The integration of the Decade on Ecosystem Restoration with the U.N. Decade on Family Farming (2019–2028) was also stressed repeatedly. On the international level, weaving in food systems with environmental efforts serves to build a stronger platform for attracting political will and financial support for restoration and smallholder farmers.
“For us, to synergize the two as one system, we are looking at it as comprehensive agriculture ecosystem,” said Nelson Godfried Agyemang, CEO of the Coalition of Farmers Ghana. “We want to see initiatives be farmer driven, for farmers to be in the driver seat.”

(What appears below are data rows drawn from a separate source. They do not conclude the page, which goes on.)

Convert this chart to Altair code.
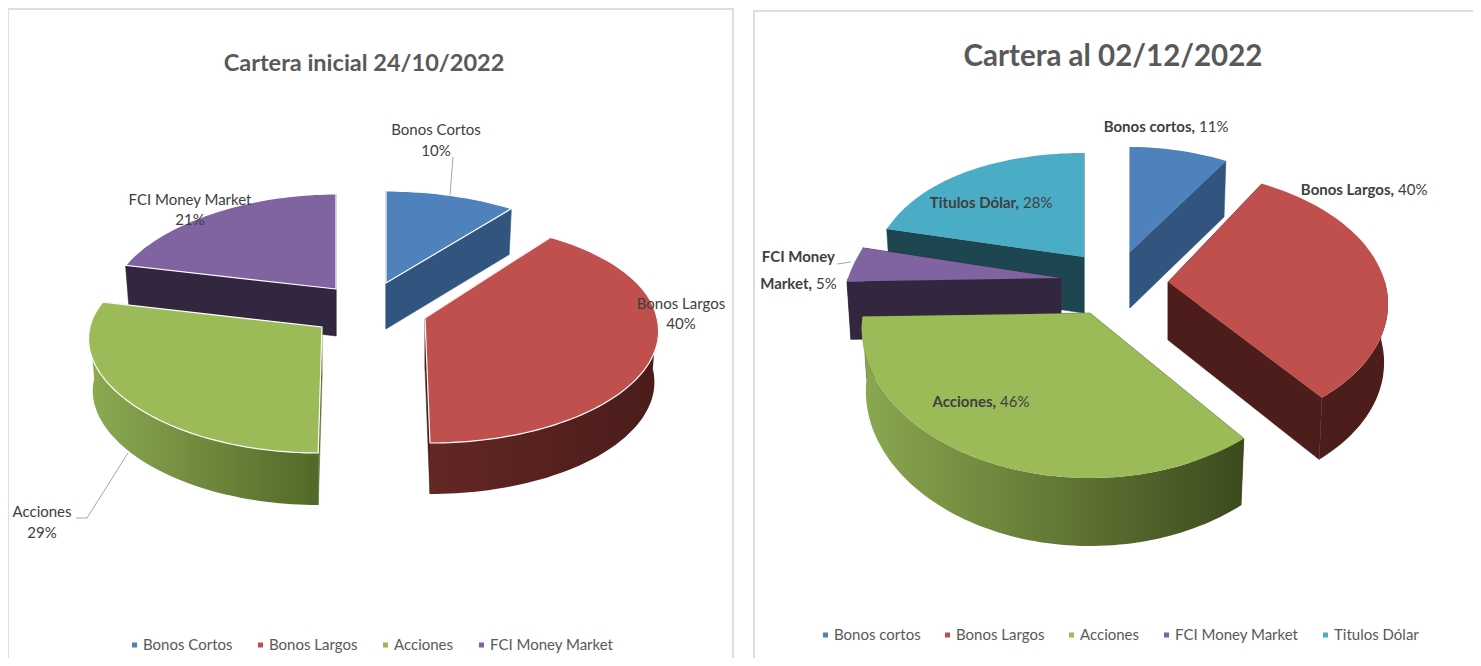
import math
import altair as alt
import pandas as pd

FONT = "Lato"

# ---- data ----
left_names = ["Bonos Cortos", "Bonos Largos", "Acciones", "FCI Money Market"]
left_values = [10, 40, 29, 21]
right_names = ["Bonos cortos", "Bonos Largos", "Acciones", "FCI Money Market", "Titulos Dólar"]
right_values = [11, 40, 46, 5, 28]

left_colors = ["#4f81bd", "#c0504d", "#9bbb59", "#8064a2"]
right_colors = ["#4f81bd", "#c0504d", "#9bbb59", "#8064a2", "#4bacc6"]
left_cut = ["#31557f", "#4c1d1b", "#5a7030", "#33273f"]
right_cut = ["#31557f", "#4c1d1b", "#3e4c1f", "#33273f", "#1d4650"]
left_wall = [("#31557f", "#31557f"), ("#632724", "#4a1c1a"), ("#8cab52", "#526829"), ("#33273f", "#33273f")]
right_wall = [("#31557f", "#31557f"), ("#4c1d1b", "#4c1d1b"), ("#8aa850", "#3c4a1d"), ("#33273f", "#33273f"), ("#1d4650", "#1d4650")]

# exploded slice geometry, page pixels: apex x, apex y, rm, k, ry, q, depth, depth growth, skew
left_geom = [
    (386, 283, 232, 23, 92, 0, 46, 0, 0.0),
    (425, 318, 232, 23, 111, 14, 51, 0, 0.04),
    (322, 327, 232, 23, 105, 21, 52, 0, -0.03),
    (336, 289, 223, 23, 95, 0, 47, 0, 0.0),
]
right_geom = [
    (1130, 252, 221, 37, 110, 5, 56, 0, 0.0),
    (1168, 282, 217, 37, 132, 21, 58, 5, 0.0),
    (1090, 313, 227, 24, 147, 18, 62, 6, 0.0),
    (1061, 278, 213, 47, 140, 0, 58, 0, 0.0),
    (1084, 257, 210, 37, 136, 32, 56, 0, 0.0),
]
left_order = [3, 0, 2, 1]
right_order = [4, 3, 0, 1, 2]

left_labels = [
    ("Bonos Cortos", 436, 130), ("10%", 436, 151),
    ("Bonos Largos", 681, 304), ("40%", 681, 324),
    ("Acciones", 42, 512), ("29%", 42, 533),
    ("FCI Money Market", 190, 200), ("21%", 190, 220),
]
right_labels = [
    ("Bonos cortos,", "11%", 1195, 127),
    ("Bonos Largos,", "40%", 1394, 190),
    ("Titulos Dólar,", "28%", 1019, 203),
    ("FCI Money", "", 835, 257),
    ("Market,", "5%", 812, 284),
    ("Acciones,", "46%", 996, 402),
]
OX, OY = 8, 8


def pt(g, a_deg, bottom=False, shrink=0.982):
    cx, cy, rm, k, ry, q, d0, dk, sk = g
    a = math.radians(a_deg)
    x = math.sin(a) * (rm - k * math.cos(a))
    y = -math.cos(a) * (ry - q * math.cos(a))
    x += sk * max(y, 0)
    if bottom:
        x *= shrink
        y += d0 - dk * math.cos(a)
    return [round(cx + x - OX, 1), round(cy + y - OY, 1)]


def feature(ring, **props):
    return {"type": "Feature", "properties": props,
            "geometry": {"type": "Polygon", "coordinates": [ring + [ring[0]]]}}


def arc(a0, a1):
    n = max(2, int(abs(a1 - a0) / 1.5))
    return [a0 + (a1 - a0) * i / n for i in range(n + 1)]


def pie(names, values, colors, cuts, walls, geom, order, field, legend, outline):
    proj = dict(type="identity", scale=1, translate=[0, 0])
    total = sum(values)
    bounds, acc = [], 0
    for v in values:
        bounds.append((acc / total * 360, (acc + v) / total * 360))
        acc += v
    layers = []
    for i in order:
        g, (a0, a1) = geom[i], bounds[i]
        apex = [g[0] - OX, g[1] - OY]
        apex_b = [g[0] - OX, g[1] - OY + g[6]]
        for a in (a0, a1):
            quad = [apex, pt(g, a), pt(g, a, True), apex_b]
            layers.append(alt.Chart(alt.Data(values=[feature(quad, part="cut")]))
                          .mark_geoshape(fill=cuts[i], stroke=cuts[i], strokeWidth=0.5)
                          .project(**proj))
        lo, hi = max(a0, 90), min(a1, 270)
        if lo < hi:
            angles = arc(lo, hi)
            ring = [pt(g, a) for a in angles] + [pt(g, a, True) for a in reversed(angles)]
            grad = alt.Gradient(gradient="linear", x1=0, x2=1, y1=0, y2=0,
                                stops=[alt.GradientStop(offset=0, color=walls[i][0]),
                                       alt.GradientStop(offset=1, color=walls[i][1])])
            layers.append(alt.Chart(alt.Data(values=[feature(ring, part="wall")]))
                          .mark_geoshape(fill=grad, strokeWidth=0)
                          .project(**proj))
        ring = [apex] + [pt(g, a) for a in arc(a0, a1)]
        opts = dict(stroke="white", strokeWidth=1.2) if outline else dict(strokeWidth=0)
        layers.append(alt.Chart(alt.Data(values=[feature(ring, **{field: names[i]})]))
                      .mark_geoshape(**opts)
                      .encode(fill=alt.Fill(f"properties.{field}:N",
                                            scale=alt.Scale(domain=names, range=colors),
                                            legend=legend))
                      .project(**proj))
    return alt.layer(*layers)


def leg(x, y, cols, pad):
    return alt.Legend(orient="none", legendX=x, legendY=y, direction="horizontal", columns=cols,
                      title=None, symbolType="square", symbolSize=26, symbolStrokeWidth=0,
                      labelFont=FONT, labelFontSize=LEG_SIZE, labelColor="#595959",
                      columnPadding=pad, labelOffset=1, clipHeight=18)


LEG_SIZE = 15
frames = alt.Chart(pd.DataFrame({"x": [0, 746], "x2": [725, 1490], "y": [1, 3], "y2": [700, 700]})).mark_rect(
    fill="white", stroke="#dedede", strokeWidth=2
).encode(x=alt.X("x:Q", scale=None, axis=None), x2="x2:Q",
         y=alt.Y("y:Q", scale=None, axis=None), y2="y2:Q")

left = pie(left_names, left_values, left_colors, left_cut, left_wall, left_geom, left_order,
           "left", leg(119, 628, 4, 20), True)
right = pie(right_names, right_values, right_colors, right_cut, right_wall, right_geom, right_order,
            "right", leg(810, 618, 5, 19), False)


def text_layer(rows, **kw):
    df = pd.DataFrame(rows, columns=["t", "x", "y"])
    df["x"] -= OX
    df["y"] -= OY
    return alt.Chart(df).mark_text(font=FONT, baseline="middle", **kw).encode(
        x=alt.X("x:Q", scale=None, axis=None), y=alt.Y("y:Q", scale=None, axis=None), text="t:N")


titles = [
    text_layer([("Cartera inicial 24/10/2022", 364, 64)], fontSize=23.5, fontWeight="bold", color="#595959", align="center"),
    text_layer([("Cartera al 02/12/2022", 1113, 57)], fontSize=29.5, fontWeight="bold", color="#595959", align="center"),
]
labels = [
    text_layer(left_labels, fontSize=15, color="#404040", align="center"),
    text_layer([(r[0], r[2], r[3]) for r in right_labels], fontSize=15, fontWeight="bold", color="#404040", align="right"),
    text_layer([(r[1], r[2] + 4, r[3]) for r in right_labels if r[1]], fontSize=15, color="#404040", align="left"),
]

lead = pd.DataFrame({"x": [445, 442, 68, 79, 120, 829, 843], "y": [149, 187, 510, 510, 445, 256, 254], "g": [1, 1, 2, 2, 2, 3, 3]})
leaders = alt.Chart(lead).mark_line(color="#a6a6a6", strokeWidth=1).encode(
    x=alt.X("x:Q", scale=None, axis=None), y=alt.Y("y:Q", scale=None, axis=None), detail="g:N")

chart = alt.layer(frames, left, right, leaders, *titles, *labels).resolve_scale(fill="independent").properties(
    width=1465, height=650, padding=0, autosize=alt.AutoSizeParams(type="none")
).configure_view(stroke=None)

chart.save("out.html", embed_options={"renderer": "svg", "actions": False})
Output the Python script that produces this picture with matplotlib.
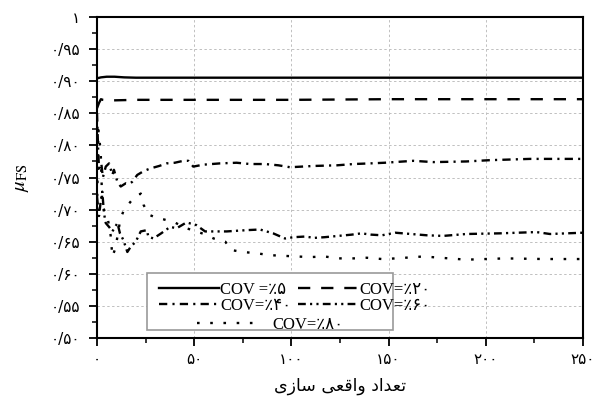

For communities such as Abarchi’s, this can – ideally – translate into better relationships between his community and farming communities, with fostered agreements as to when and where livestock can graze, and when and where farmers can burn land responsibly for agriculture without it spreading into bushfire; and with biodiversity conservationists, through better scientific support for how livestock, wildlife and people can coexist sustainably in the same territories; and with country governments, as they recognize that pastoralists’ free movement across borders is not a choice but a necessity.
“[Restoration] has to be rooted at local, subnational and national level. That’s when the real action happens,” said Stewart Maginnis, global director of the nature-based solutions group of the International Union on the Conservation of Nature (IUCN). “But I think we should adopt the slogan, ‘delivery defines us.’ That’s what will change us: if we see real change, real delivery on the ground.”
“This decade is about you and me, the environments we live in and we exist,” said Mumba. “And it’s about our very survival.”